Fun With Dick and Jane reminds me of the 1982 film Pieces. No, Jim Carrey doesn’t go around cutting up women to create a composite girl (although if that had been the plot I would surely have liked the film better). Rather, the movie feels like it’s been cobbled together from all over the place and there’s no coherence within it.
Fun is a remake of a 1977 film starring Jane Fonda and George Segal as suburban bank robbers. I haven’t seen it, so I can’t compare, but it’s obvious some things have been changed – the movie takes place in the year 2000, against the backdrop of the Bush/Gore election and the beginnings of corporate meltdowns a la Enron and Worldcom. Carrey is some schmoe at some big corporation who suddenly gets himself promoted to VP of communications. He convinces his wife that they’ve hit the big time and that she should quit her job.

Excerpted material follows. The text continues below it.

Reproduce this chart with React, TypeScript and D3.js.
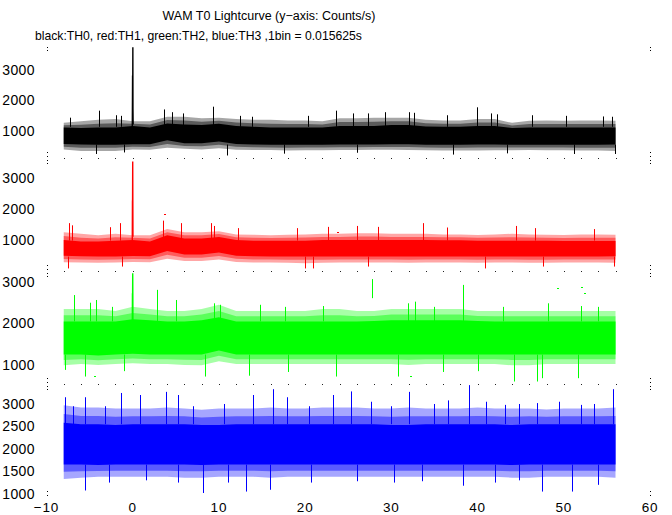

It turns out he’s just a patsy – he’s been hired the day before everything crumbles at his company from gross mismanagement and corruption (it happens live while he’s on a financial show, inexplicably also featuring Ralph Nader). Soon the company, along with his pension and everything, is gone. Things get bad for the couple in a sequence that stretches out far too long, and then they turn to armed robbery.
It turns out that the armed robbery stuff is just a blip on the film’s radar, though. Most of the movie is spent building up to that, and then once they begin doing it the movie turns its focus to them getting revenge on Alec Baldwin, once again playing the CEO of a huge company this year. Along the way the movie keeps stopping for what’s not so much scenes as sketches, segments that let Jim Carrey do his “thing.”
That’s a big problem, and not just because I don’t find Carrey’s schtick that funny. The role of Dick should have been played by Ben Stiller, some kind of everyman actor. Carrey is naturally anarchic, even when he’s still employed. The idea of him sliding into robbery isn’t that far fetched from the beginning – to me it’s the comedic equivalent of casting Nicholson in The Shining. Who didn’t see that ax business coming?
Tea Leoni shows that she belongs on TV as she overacts throughout the film. Maybe she felt the need to keep herself visible – the fact that the movie is called Fun With Dick and Jane seems silly as it’s really only interested in Dick.
There are some funny moments along the way, but they’re only moments. They don’t come together like a feature length comedy needs. And they’re far too sporadic – Fun With Dick and Jane is really interested in having something to say, and it can’t decide if it’s completely wacky or not. I imagine that there’s an early script for this thing that plays as much more stripped down, but once you hire Jim Carrey you’re stuck with a completely unbelievable scene where he gets deported (although to be fair that scene features the really inspired pay-off to a lame running gag about the couple’s son speaking Spanish).
As the film jerked around, trying to figure out what it was about, I found myself more and more fascinated with it in an almost scientific fashion. Fun With Dick and Jane had massive rewrites and reshoots – by some estimations more than a third of the film was reshot. Imagine giving all that material to film school students and seeing what becomes of it? Whatever it is would be much more interesting than the flattened jumble that’s in theaters.